-- START --

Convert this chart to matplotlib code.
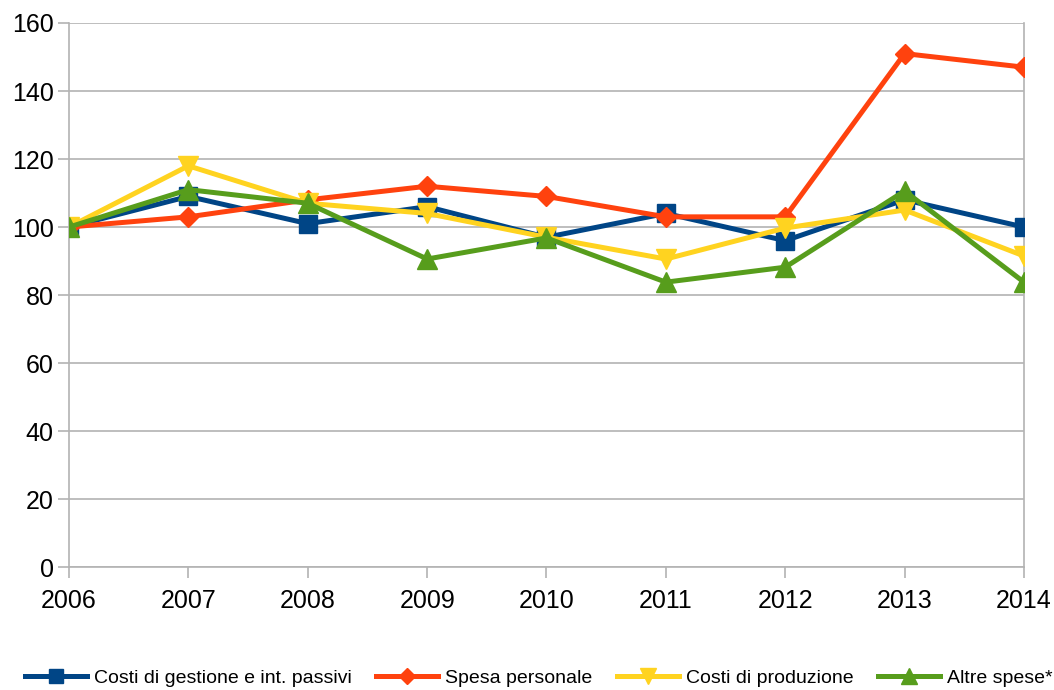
import matplotlib
matplotlib.use("Agg")
import matplotlib.pyplot as plt

plt.rcParams['font.family'] = ['Liberation Sans', 'DejaVu Sans']

years = [2006, 2007, 2008, 2009, 2010, 2011, 2012, 2013, 2014]
costi_gestione = [100, 109, 101, 106, 97, 104, 96, 108, 100]
spesa_personale = [100, 103, 108, 112, 109, 103, 103, 151, 147]
costi_produzione = [100, 118, 107, 104, 97, 90.6, 99.7, 105, 91.5]
altre_spese = [100, 111, 107, 90.6, 96.8, 83.8, 88.2, 110.6, 83.8]
yticks = [0, 20, 40, 60, 80, 100, 120, 140, 160]

fig = plt.figure(figsize=(10.54, 6.90), dpi=100)
ax = fig.add_axes([0.0655, 0.178, 0.9060, 0.7887])

ax.plot(years, costi_gestione, color='#004586', lw=3.6, marker='s', ms=13,
        label='Costi di gestione e int. passivi', zorder=3)
ax.plot(years, spesa_personale, color='#ff420e', lw=3.6, marker='D', ms=10,
        label='Spesa personale', zorder=4)
ax.plot(years, costi_produzione, color='#ffd320', lw=3.6, marker='v', ms=15,
        label='Costi di produzione', zorder=5)
ax.plot(years, altre_spese, color='#579d1c', lw=3.6, marker='^', ms=15,
        label='Altre spese*', zorder=6)

ax.set_xlim(years[0], years[-1])
ax.set_ylim(0, 160)
ax.set_xticks(years)
ax.set_yticks(yticks)
ax.tick_params(axis='both', labelsize=18, color='#b3b3b3', length=8, width=1.2)
ax.tick_params(axis='x', pad=8)
ax.tick_params(axis='y', pad=3)
ax.grid(axis='y', color='#b3b3b3', lw=1.2)
ax.set_axisbelow(True)
for s in ['left', 'right', 'bottom']:
    ax.spines[s].set_color('#b3b3b3')
    ax.spines[s].set_linewidth(1.2)
ax.spines['top'].set_visible(False)

leg = fig.legend(loc='center', bbox_to_anchor=(0.511, 0.0174), ncol=4,
                 frameon=False, fontsize=14, handlelength=3.2,
                 columnspacing=1.25, handletextpad=0.35, markerscale=0.8)

fig.savefig('out.png', dpi=100)
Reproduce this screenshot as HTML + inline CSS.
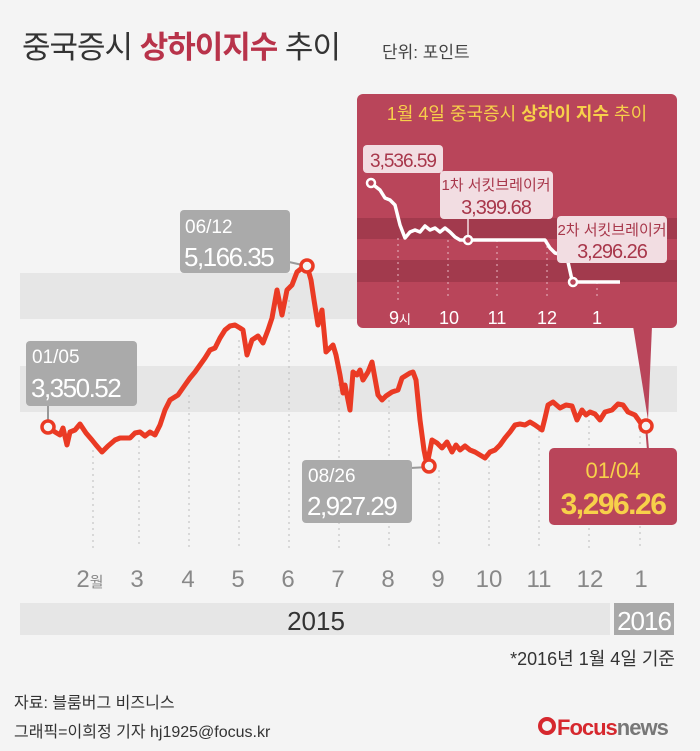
<!DOCTYPE html>
<html><head><meta charset="utf-8"><style>
body{margin:0;background:#f4f4f4}
svg{display:block}
text{font-family:"Liberation Sans","Noto Sans CJK KR",sans-serif}
</style></head><body>
<svg width="700" height="751" viewBox="0 0 700 751">
<rect width="700" height="751" fill="#f4f4f4"/>
<text x="22" y="58" font-size="31" fill="#333" letter-spacing="-1">중국증시 <tspan fill="#b8334a" font-weight="bold">상하이지수</tspan> 추이</text>
<text x="382" y="58" font-size="17" fill="#444">단위: 포인트</text>
<rect x="20" y="273" width="657" height="46" fill="#e6e6e6"/>
<rect x="20" y="366" width="657" height="46" fill="#e6e6e6"/>
<g stroke="#bbb" stroke-width="1" stroke-dasharray="2,4">
<line x1="93" y1="450" x2="93" y2="548"/><line x1="139" y1="440" x2="139" y2="548"/><line x1="189" y1="395" x2="189" y2="548"/><line x1="239" y1="340" x2="239" y2="548"/><line x1="289" y1="300" x2="289" y2="548"/><line x1="339" y1="360" x2="339" y2="548"/><line x1="389" y1="400" x2="389" y2="548"/><line x1="439" y1="470" x2="439" y2="548"/><line x1="489" y1="460" x2="489" y2="548"/><line x1="539" y1="430" x2="539" y2="548"/><line x1="589" y1="420" x2="589" y2="548"/><line x1="640" y1="430" x2="640" y2="548"/>
</g>
<polyline fill="none" stroke="#ea3a24" stroke-width="5" stroke-linejoin="round" points="48,427 55,432 60,435 63,428 67,445 70,432 75,430 80,424 86,433 92,440 96,445 102,452 108,446 115,440 120,438 130,438 135,433 140,432 145,436 150,432 155,435 160,425 165,410 170,400 178,395 185,385 190,378 195,372 200,365 205,358 210,350 215,348 220,338 225,330 230,326 235,325 240,328 243,330 247,355 252,340 258,336 263,343 268,330 272,318 277,290 282,315 287,290 292,285 297,272 302,268 307,266 311,280 314,300 318,325 322,310 326,352 330,348 333,345 336,355 340,375 343,393 345,385 350,410 353,372 357,375 360,370 363,380 368,372 372,362 378,395 382,400 386,396 392,392 398,390 402,378 410,373 413,372 416,380 420,420 424,450 427,465 432,440 437,443 442,448 447,442 452,452 456,445 460,450 465,446 470,450 475,452 480,455 485,458 490,452 495,450 500,445 505,438 510,432 515,425 520,424 525,425 530,422 535,425 542,430 545,418 548,405 553,402 560,408 566,405 572,406 577,420 582,410 586,415 590,412 595,414 600,420 605,412 612,410 618,404 623,405 628,412 635,415 640,422 646,426"/>
<!-- inset -->
<path d="M633,326 L652,326 L648,420 Z" fill="#b9455a"/>
<rect x="357" y="94" width="320" height="234" rx="6" fill="#b9455a"/>
<rect x="357" y="218" width="320" height="21" fill="#a23a4d"/>
<rect x="357" y="260" width="320" height="22" fill="#a23a4d"/>
<text x="517" y="120" font-size="18" fill="#f7d04a" text-anchor="middle">1월 4일 중국증시 <tspan font-weight="bold">상하이 지수</tspan> 추이</text>
<g stroke="#e8b8c2" stroke-width="1" stroke-dasharray="2,4">
<line x1="398" y1="238" x2="398" y2="300"/><line x1="448" y1="240" x2="448" y2="300"/><line x1="497" y1="240" x2="497" y2="300"/><line x1="547" y1="240" x2="547" y2="300"/><line x1="597" y1="282" x2="597" y2="300"/>
</g>
<g font-size="18" fill="#fff" text-anchor="middle"><text x="400" y="324">9<tspan font-size="13">시</tspan></text><text x="449" y="324">10</text><text x="497" y="324">11</text><text x="547" y="324">12</text><text x="597" y="324">1</text></g>
<polyline fill="none" stroke="#fff" stroke-width="3.5" stroke-linejoin="round" points="371,183 380,190 385,198 390,200 395,205 400,225 405,238 410,232 415,230 420,232 425,226 430,230 435,228 440,232 445,228 450,232 455,237 460,240 468,240 545,240 550,248 555,253 563,255 568,262 572,280 575,282 620,282"/>
<rect x="363" y="145" width="80" height="28" rx="4" fill="#f2dde2"/>
<text x="403" y="167" font-size="19" fill="#a8374b" text-anchor="middle" letter-spacing="-1">3,536.59</text>
<rect x="440" y="171" width="113" height="48" rx="4" fill="#f2dde2"/>
<text x="496" y="190" font-size="15" fill="#a8374b" text-anchor="middle">1차 서킷브레이커</text>
<text x="496" y="214" font-size="20" fill="#a8374b" text-anchor="middle" letter-spacing="-1">3,399.68</text>
<line x1="468" y1="219" x2="468" y2="238" stroke="#f2dde2" stroke-width="1.5"/>
<rect x="557" y="216" width="110" height="47" rx="4" fill="#f2dde2"/>
<text x="612" y="235" font-size="15" fill="#a8374b" text-anchor="middle">2차 서킷브레이커</text>
<text x="612" y="258" font-size="20" fill="#a8374b" text-anchor="middle" letter-spacing="-1">3,296.26</text>
<circle cx="371" cy="183" r="4" fill="#b9455a" stroke="#fff" stroke-width="2.5"/>
<circle cx="468" cy="240" r="4" fill="#b9455a" stroke="#fff" stroke-width="2.5"/>
<circle cx="573" cy="282" r="4" fill="#b9455a" stroke="#fff" stroke-width="2.5"/>
<!-- callouts -->
<line x1="48" y1="406" x2="48" y2="427" stroke="#999" stroke-width="2"/>
<rect x="26" y="341" width="111" height="65" rx="4" fill="#aaa"/>
<text x="32" y="363" font-size="19" fill="#fff">01/05</text>
<text x="31" y="397" font-size="26" fill="#fff" letter-spacing="-1.5">3,350.52</text>
<line x1="289" y1="262" x2="307" y2="266" stroke="#999" stroke-width="2"/>
<rect x="180" y="210" width="110" height="63" rx="4" fill="#aaa"/>
<text x="185" y="233" font-size="19" fill="#fff">06/12</text>
<text x="184" y="266" font-size="26" fill="#fff" letter-spacing="-1.5">5,166.35</text>
<line x1="410" y1="468" x2="429" y2="467" stroke="#999" stroke-width="2"/>
<rect x="302" y="460" width="110" height="63" rx="4" fill="#aaa"/>
<text x="308" y="482" font-size="19" fill="#fff">08/26</text>
<text x="307" y="515" font-size="26" fill="#fff" letter-spacing="-1.5">2,927.29</text>
<line x1="646" y1="426" x2="648" y2="450" stroke="#b9455a" stroke-width="2"/>
<rect x="549" y="448" width="128" height="77" rx="5" fill="#b9455a"/>
<text x="613" y="478" font-size="22" fill="#f7d04a" text-anchor="middle">01/04</text>
<text x="613" y="514" font-size="30" fill="#f7d04a" text-anchor="middle" font-weight="bold" letter-spacing="-1.5">3,296.26</text>
<g fill="#f4f4f4" stroke="#ea3a24" stroke-width="3.5">
<circle cx="48" cy="427" r="6"/><circle cx="307" cy="266" r="6"/><circle cx="429" cy="466" r="6"/><circle cx="646" cy="426" r="6"/>
</g>
<!-- axis -->
<g font-size="24" fill="#888" text-anchor="middle">
<text x="90" y="587">2<tspan font-size="15">월</tspan></text><text x="137" y="587">3</text><text x="188" y="587">4</text><text x="238" y="587">5</text><text x="288" y="587">6</text><text x="338" y="587">7</text><text x="388" y="587">8</text><text x="438" y="587">9</text><text x="489" y="587">10</text><text x="539" y="587">11</text><text x="590" y="587">12</text><text x="641" y="587">1</text>
</g>
<rect x="20" y="603" width="590" height="32" fill="#e6e6e6"/>
<text x="316" y="630" font-size="26" fill="#333" text-anchor="middle">2015</text>
<rect x="614" y="603" width="60" height="32" fill="#a8a8a8"/>
<text x="644" y="630" font-size="26" fill="#fff" text-anchor="middle" letter-spacing="-1">2016</text>
<text x="675" y="665" font-size="18" fill="#333" text-anchor="end">*2016년 1월 4일 기준</text>
<text x="14" y="708" font-size="16" fill="#333">자료: 블룸버그 비즈니스</text>
<text x="14" y="737" font-size="16" fill="#333">그래픽=이희정 기자 hj1925@focus.kr</text>
<circle cx="547" cy="726" r="7" fill="none" stroke="#d6282e" stroke-width="4"/>
<text x="557" y="735" font-size="22" font-weight="bold" fill="#d6282e" letter-spacing="-1">Focus<tspan fill="#777">news</tspan></text>
</svg>
</body></html>
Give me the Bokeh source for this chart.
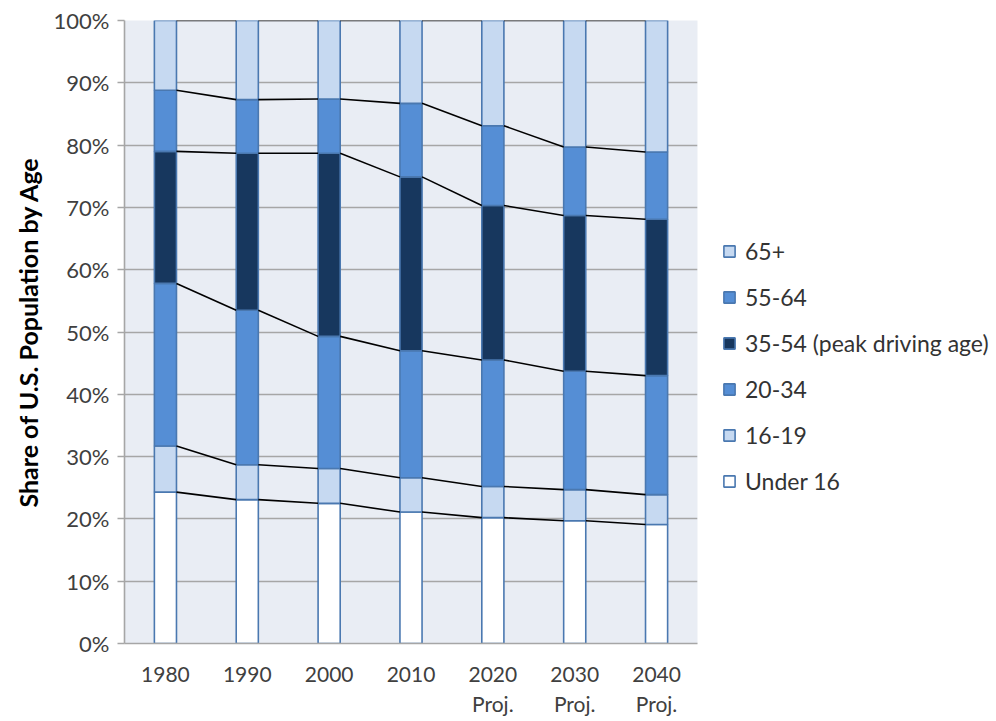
import numpy as np
from bokeh.plotting import figure
from bokeh.models import (ColumnDataSource, FixedTicker, PrintfTickFormatter,
                          Legend, LegendItem, Range1d)
from bokeh.embed import file_html
from bokeh.resources import INLINE

# ---- data (share of U.S. population by age, %) ----
years = ["1980", "1990", "2000", "2010", "2020", "2030", "2040"]
year_labels = ["1980", "1990", "2000", "2010", "2020\nProj.", "2030\nProj.", "2040\nProj."]
groups = ["Under 16", "16-19", "20-34", "35-54 (peak driving age)", "55-64", "65+"]
under16 = [24.3, 23.1, 22.5, 21.1, 20.2, 19.7, 19.1]
age16_19 = [7.4, 5.6, 5.6, 5.5, 5.0, 5.0, 4.8]
age20_34 = [26.1, 24.8, 21.2, 20.4, 20.3, 19.0, 19.1]
age35_54 = [21.2, 25.2, 29.4, 27.9, 24.8, 25.0, 25.1]
age55_64 = [9.8, 8.6, 8.7, 11.8, 12.8, 11.0, 10.8]
age65p = [11.2, 12.7, 12.6, 13.3, 16.9, 20.3, 21.1]

colors = ["#FFFFFF", "#C6D9F1", "#558ED5", "#17375E", "#558ED5", "#C6D9F1"]
outline = "#4A78B0"

series = [under16, age16_19, age20_34, age35_54, age55_64, age65p]
keys = ["u16", "a1619", "a2034", "a3554", "a5564", "a65"]
xs = list(range(len(years)))
data = {"x": xs}
for k, s in zip(keys, series):
    data[k] = s
source = ColumnDataSource(data)

BW = 0.27

p = figure(frame_width=573, frame_height=623, output_backend="svg",
           toolbar_location=None, x_range=Range1d(-0.5, 6.5),
           y_range=Range1d(0, 100),
           min_border_left=124, min_border_top=20, min_border_bottom=70,
           min_border_right=280)
p.background_fill_color = "#E9EDF4"
p.border_fill_color = "white"
p.outline_line_color = None

rends = p.vbar_stack(keys, x="x", width=BW, source=source, color=colors,
                     line_color=outline, line_width=1.6)
for r, c in zip(rends, colors):
    r.glyph.fill_color = c
    r.glyph.line_color = outline

# series lines connecting stack boundaries
cum = np.cumsum(np.array(series), axis=0)
x0, x1, y0, y1 = [], [], [], []
for row in cum:
    for i in range(len(years) - 1):
        x0.append(xs[i] + BW / 2)
        x1.append(xs[i + 1] - BW / 2)
        y0.append(row[i])
        y1.append(row[i + 1])
p.segment(x0=x0, y0=y0, x1=x1, y1=y1, line_color="black", line_width=1.6)

# axes
p.xgrid.grid_line_color = None
p.ygrid.grid_line_color = "#A6A6A6"
p.ygrid.grid_line_width = 1.6
p.ygrid.ticker = FixedTicker(ticks=list(range(0, 101, 10)))

p.yaxis.ticker = FixedTicker(ticks=list(range(0, 101, 10)))
p.yaxis.formatter = PrintfTickFormatter(format="%d%%")
p.yaxis.axis_label = "Share of U.S. Population by Age"
p.yaxis.axis_label_text_font = "Lato"
p.yaxis.axis_label_text_font_size = "25px"
p.yaxis.axis_label_text_font_style = "bold"
p.yaxis.axis_label_text_color = "#000000"
p.yaxis.axis_label_standoff = 8
p.yaxis.major_tick_out = 7
p.yaxis.major_tick_in = 0
p.yaxis.minor_tick_line_color = None
p.yaxis.major_tick_line_color = "#A6A6A6"
p.yaxis.major_tick_line_width = 1.6
p.yaxis.axis_line_color = "#A6A6A6"
p.yaxis.axis_line_width = 1.6
p.yaxis.major_label_text_font = "Lato"
p.yaxis.major_label_text_font_size = "22px"
p.yaxis.major_label_text_color = "#404040"
p.yaxis.major_label_standoff = 8

p.xaxis.ticker = FixedTicker(ticks=xs)
p.xaxis.major_label_overrides = {x: lab for x, lab in zip(xs, year_labels)}
p.xaxis.major_tick_line_color = None
p.xaxis.minor_tick_line_color = None
p.xaxis.axis_line_color = "#A6A6A6"
p.xaxis.axis_line_width = 1.6
p.xaxis.major_label_text_font = "Lato"
p.xaxis.major_label_text_font_size = "21px"
p.xaxis.major_label_text_color = "#404040"
p.xaxis.major_label_standoff = 11

items = [LegendItem(label=g, renderers=[r]) for g, r in zip(groups, rends)][::-1]
legend = Legend(items=items, location=(25, 148))
legend.label_text_font = "Lato"
legend.label_text_font_size = "23px"
legend.label_text_color = "#333333"
legend.glyph_width = 14
legend.glyph_height = 14
legend.label_standoff = 9
legend.label_height = 28
legend.spacing = 18
legend.padding = 0
legend.margin = 0
legend.border_line_color = None
legend.background_fill_alpha = 0
p.add_layout(legend, "right")

open("out.html", "w").write(file_html(p, INLINE))
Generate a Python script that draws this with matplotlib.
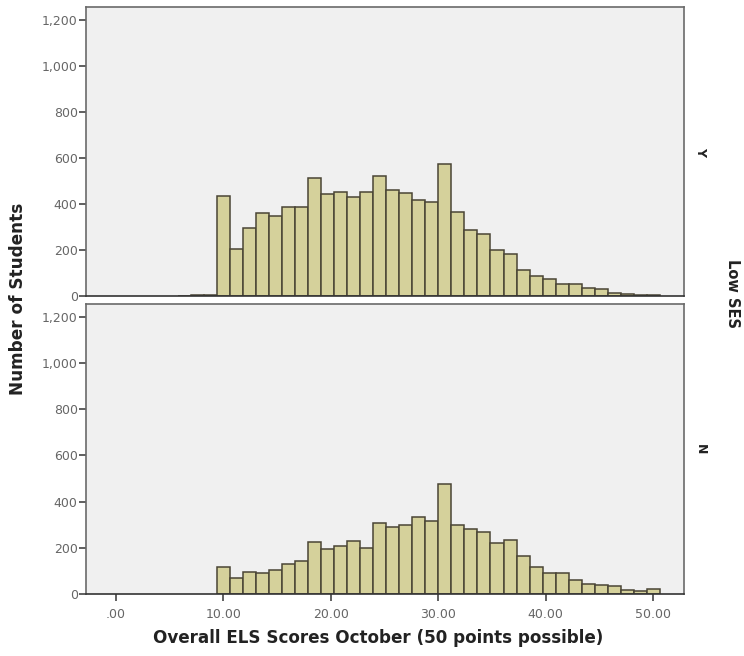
import numpy as np
import matplotlib
matplotlib.use('Agg')
import matplotlib.pyplot as plt
from matplotlib.ticker import FuncFormatter

# ===== data (counts per bin, left to right)
panel_labels = ['Y', 'N']
low_ses_y = [2, 4, 6,
             435, 203, 297, 359, 349, 385, 388, 514, 443, 453, 432, 450, 522, 461,
             449, 417, 409, 574, 365, 287, 268, 200, 184, 113, 87, 74, 52, 51,
             33, 30, 15, 7, 4, 3]
low_ses_n = [0, 0, 0,
             119, 68, 97, 90, 105, 129, 144, 225, 195, 210, 228, 199, 308, 289,
             298, 335, 316, 478, 297, 281, 269, 219, 236, 163, 116, 90, 90, 62,
             44, 37, 35, 17, 15, 20]
x_ticks = [0, 10, 20, 30, 40, 50]
y_ticks = [0, 200, 400, 600, 800, 1000, 1200]

bin_start = 5.82
bin_width = 1.21

BAR = '#d5d19b'
EDGE = '#4a4535'
BG = '#f0f0f0'
SPINE = '#6a6a6a'
TICKC = '#666666'

fig = plt.figure(figsize=(7.44, 6.56), dpi=100)
fig.patch.set_facecolor('white')

boxes = [[0.1156, 0.5488, 0.8038, 0.4405],
         [0.1156, 0.0945, 0.8038, 0.4421]]

for i, (counts, lab) in enumerate(zip([low_ses_y, low_ses_n], panel_labels)):
    ax = fig.add_axes(boxes[i])
    ax.set_facecolor(BG)
    lefts = bin_start + bin_width * np.arange(len(counts))
    # empty bins get no outline
    lw = [1.1 if c > 0 else 0 for c in counts]
    ax.bar(lefts, counts, width=bin_width, align='edge', color=BAR,
           edgecolor=EDGE, linewidth=lw, zorder=2)
    ax.set_xlim(-2.76, 52.86)
    ax.set_ylim(0, 1256)
    ax.set_yticks(y_ticks)
    ax.yaxis.set_major_formatter(FuncFormatter(lambda v, p: '{:,.0f}'.format(v)))
    ax.set_xticks(x_ticks)
    if i == 1:
        ax.xaxis.set_major_formatter(
            FuncFormatter(lambda v, p: ('%.2f' % v).lstrip('0') if v == 0 else '%.2f' % v))
    else:
        ax.tick_params(axis='x', bottom=False, labelbottom=False)
    for s in ax.spines.values():
        s.set_color(SPINE)
        s.set_linewidth(1.2)
    ax.spines['bottom'].set_color('#333333')
    ax.tick_params(axis='both', direction='out', length=5, width=1.2,
                   color='#444444', labelcolor=TICKC, labelsize=9)
    ax.tick_params(axis='y', pad=1)
    ax.tick_params(axis='x', pad=5)
    fig.text(0.941, boxes[i][1] + boxes[i][3] / 2, lab, rotation=-90,
             ha='center', va='center', fontsize=9, fontweight='bold', color='#222222')

fig.text(0.985, 0.553, 'Low SES', rotation=-90, ha='center', va='center',
         fontsize=10.5, fontweight='bold', color='#222222')
fig.text(0.024, 0.544, 'Number of Students', rotation=90, ha='center', va='center',
         fontsize=12.2, fontweight='bold', color='#222222')
fig.text(0.508, 0.027, 'Overall ELS Scores October (50 points possible)',
         ha='center', va='center', fontsize=12.1, fontweight='bold', color='#222222')

fig.savefig('out.png', dpi=100)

-- END --

WHAT IS BEING ASKED:
Which lines in the records above contain the string "matplotlib"? Copy each one.

ANSWER TO THE PROBLEM:
Convert this chart to matplotlib code.
import matplotlib
matplotlib.use("Agg")
import matplotlib.pyplot as plt
Generate a Python script that draws this with matplotlib.
import matplotlib
matplotlib.use('Agg')
import matplotlib.pyplot as plt
from matplotlib.ticker import FuncFormatter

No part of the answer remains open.